- Poster
- Directed by: K. Vijayan
- Written by: Shanmugapriyan
- Produced by: Thiruppur Mani
- Starring: Sivakumar Saritha
- Cinematography: N. Balakrishnan
- Edited by: T. Rajasekhar
- Music by: Shankar–Ganesh
- Production company: Vivekananda Pictures
- Release date: 10 April 1981;
- Country: India
- Language: Tamil

= Aani Ver =

1981 film directed by K. Vijayan

Aani Ver is a 1981 Indian Tamil-language drama film directed by K. Vijayan and produced by Thiruppur Mani under Vivekananda Pictures, starring Sivakumar and Saritha.
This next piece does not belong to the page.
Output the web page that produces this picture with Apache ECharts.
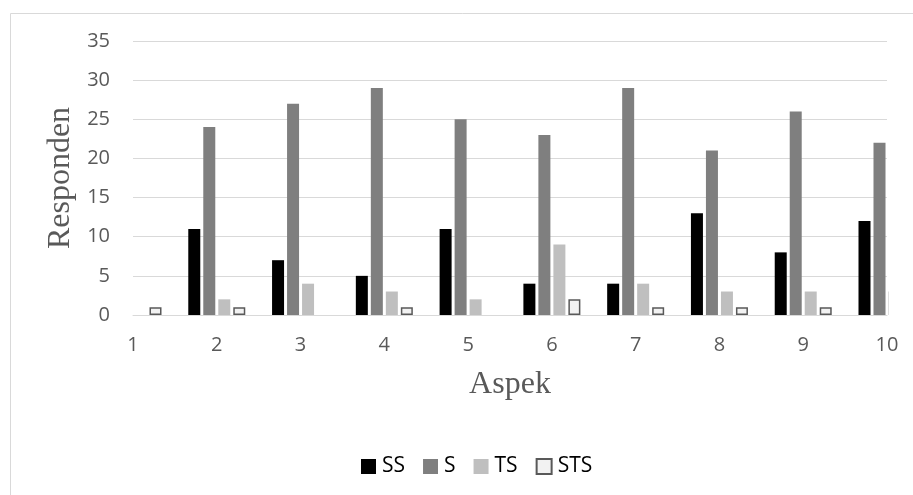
<!DOCTYPE html>
<html>
<head>
<meta charset="utf-8">
<script src="https://cdn.jsdelivr.net/npm/echarts@6/dist/echarts.min.js"></script>
<style>
html,body{margin:0;padding:0;background:#fff;}
#c{width:913px;height:495px;}
</style>
</head>
<body>
<div id="c"></div>
<script>
const categories = ['1','2','3','4','5','6','7','8','9','10'];
const seriesNames = ['SS','S','TS','STS'];
const valSS  = [0, 11, 7, 5, 11, 4, 4, 13, 8, 12];
const valS   = [0, 24, 27, 29, 25, 23, 29, 21, 26, 22];
const valTS  = [0, 2, 4, 3, 2, 9, 4, 3, 3, 3];
const valSTS = [1, 1, 0, 1, 0, 2, 1, 1, 1, 1];
const yTicks = [0, 5, 10, 15, 20, 25, 30, 35];

const chart = echarts.init(document.getElementById('c'), null, {renderer:'canvas'});
const labelFont = '"Open Sans", "Noto Sans", sans-serif';
const serif = '"Liberation Serif", "DejaVu Serif", serif';
function bar(name, data, color, border) {
  return {
    name: name, type: 'bar',
    data: data.map(v => v === 0 ? null : v),
    barWidth: 12, barGap: '25%', clip: true,
    itemStyle: border ? {color: color, borderColor: '#595959', borderWidth: 1.5} : {color: color}
  };
}
chart.setOption({
  animation: false,
  graphic: [
    {
      type: 'rect', left: 8, top: 11, z: 0,
      shape: {width: 920, height: 500},
      style: {fill: 'none', stroke: '#d9d9d9', lineWidth: 1}
    },
    {
      // plot-area clipping mask on the right edge
      type: 'rect', left: 889, top: 20, z: 100,
      shape: {width: 30, height: 298},
      style: {fill: '#ffffff'}
    }
  ],
  grid: {left: 133, right: 26, top: 41, bottom: 180},
  legend: {
    data: seriesNames, top: 451, left: 356,
    itemWidth: 15, itemHeight: 15, itemGap: 18, icon: 'rect',
    textStyle: {fontFamily: labelFont, fontSize: 21, color: '#000', padding: [0,0,0,1]}
  },
  xAxis: {
    type: 'category', data: categories, boundaryGap: false,
    name: 'Aspek', nameLocation: 'middle', nameGap: 54,
    nameTextStyle: {fontFamily: serif, fontSize: 32, color: '#595959'},
    axisLine: {lineStyle: {color: '#d9d9d9'}},
    axisTick: {show: false},
    axisLabel: {fontFamily: labelFont, fontSize: 20, color: '#595959', margin: 20},
    splitLine: {show: false}
  },
  yAxis: {
    type: 'value', min: yTicks[0], max: yTicks[yTicks.length-1], interval: 5,
    name: 'Responden', nameLocation: 'middle', nameGap: 55,
    nameTextStyle: {fontFamily: serif, fontSize: 32, color: '#595959'},
    axisLine: {show: false}, axisTick: {show: false},
    axisLabel: {fontFamily: labelFont, fontSize: 20, color: '#595959', margin: 23},
    splitLine: {lineStyle: {color: '#d9d9d9', width: 1}}
  },
  series: [
    bar('SS', valSS, '#000000'),
    bar('S', valS, '#7f7f7f'),
    bar('TS', valTS, '#bfbfbf'),
    bar('STS', valSTS, '#f2f2f2', true)
  ]
});
</script>
</body>
</html>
It was released on 10 April 1981.

== Plot ==

Arukkani, a lower-caste village girl, clears her Union Public Service Commission examination and becomes a collector. But her husband Raman is illiterate, creating great difficulties as Arukkani tries to perform her social and official roles. Unable to resolve this tension, she quits her job to remain as Raman's dutiful wife.

== Cast ==
- Saritha as Arukkani
- Sivakumar as Raman
- Sathyaraj as Malaimannan
- Poornam Viswanathan
- S. N. Lakshmi as Sellakalai
- S. S. Chandran

== Soundtrack ==
The soundtrack was composed by Shankar–Ganesh. The song "Naan Thane Oru Pudhu Kavithai" is based on "Rasputin" by Boney M.

Track listing
| No. | Title | Lyrics | Singer(s) | Length |
|---|---|---|---|---|
| 1. | "Maniyadicha Soru" | Pulamaipithan | Malaysia Vasudevan |  |
| 2. | "Muthu Muthu" | Pulamaipithan | Vani Jairam |  |
| 3. | "Naan Thane Oru Pudhu Kavithai" | Vaali | Vani Jairam |  |

== Release and reception ==
Aani Ver was released on 10 April 1981. Reviewing the film for the magazine Idhayam Pesigirathu, the future Tamil Nadu chief minister J. Jayalalithaa was critical of the climax scene where the heroine sacrifices her employment to aid her husband. Nalini Sastry of Kalki felt Viswanathan was underutilised, but added that director Vijayan said what he wanted to say without stumbling, and appreciated the dialogues.